Carolyn, the first one to comment seriously, writes this, “I honor people’s attempts to express themselves in whatever manner suits them.”

Here is the typical modern response.   As you can see from her statement, and from what I told you above, she rejects Plato and Aristotle.  She has no Greek.  She is ignorantYou can ignore these people.  Better to be a pedant than to be someone who says ‘express yourself in whatever manner suits you.’ This point of view loses in philosophy what it gains in being nice.  It is a tempting vice, this point of view.  Avoid it at all costs.

Silem’s post #7 basically sums up the Plato and Aristotle positions and then repeats Bok’s mention of “the uncanny,” which is largely the basis of Romanticism: the “Sublime,”  produced when Platonism contradicts itself and produces poetry–a sly but positive phenomenon which I alluded to above.  As Longinus said in his famous treatise “On the Sublime” 3rd century, AD, the sublime is both “moral” and “fearful.”  The sublime is a contradictory idea–which is the secret of its religious power and appeal.

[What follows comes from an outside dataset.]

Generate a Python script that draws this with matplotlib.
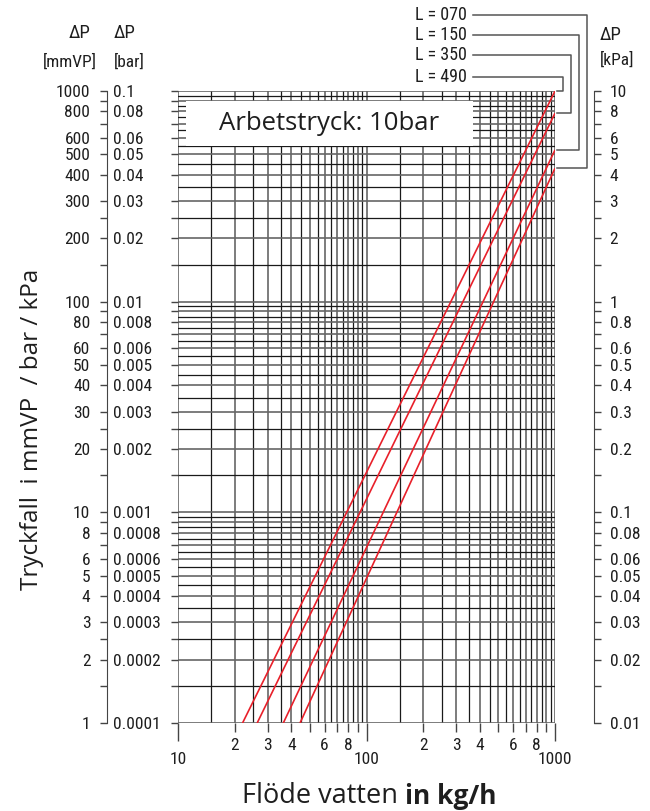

Comment #8 is by Henry Gould. We can sum up all his comments this way: Mumble.

Comment #9 is by Kent Johnson, who is poison.  Here’s a sample.  It should make you shudder:

“I strongly suspect that from the bourgeoning technical-hip formation represented by Bok and Mohammad (and both of them very brilliant, to be sure) a more elevated measure of professional status for the poetic vocation will come, via ever more sharply defined knowledge-sets and rigorously applied instrumental techniques.”

Ugh.

Gary Fitzgerald made a witty remark, but was buried by negative votes.

Conrad and ZZZZ had a brief dispute on what position the “avant garde” should take in relation to the mainstream.  Pedestrian stuff, really.  Not worth your while.

The remaining comments fizzle away into inconsequence.

Maybe Terreson will add something interesting.

(But we’d rather not encourage him.)

And there you have it,  Amber.    Harriet 101.   I hope this helps!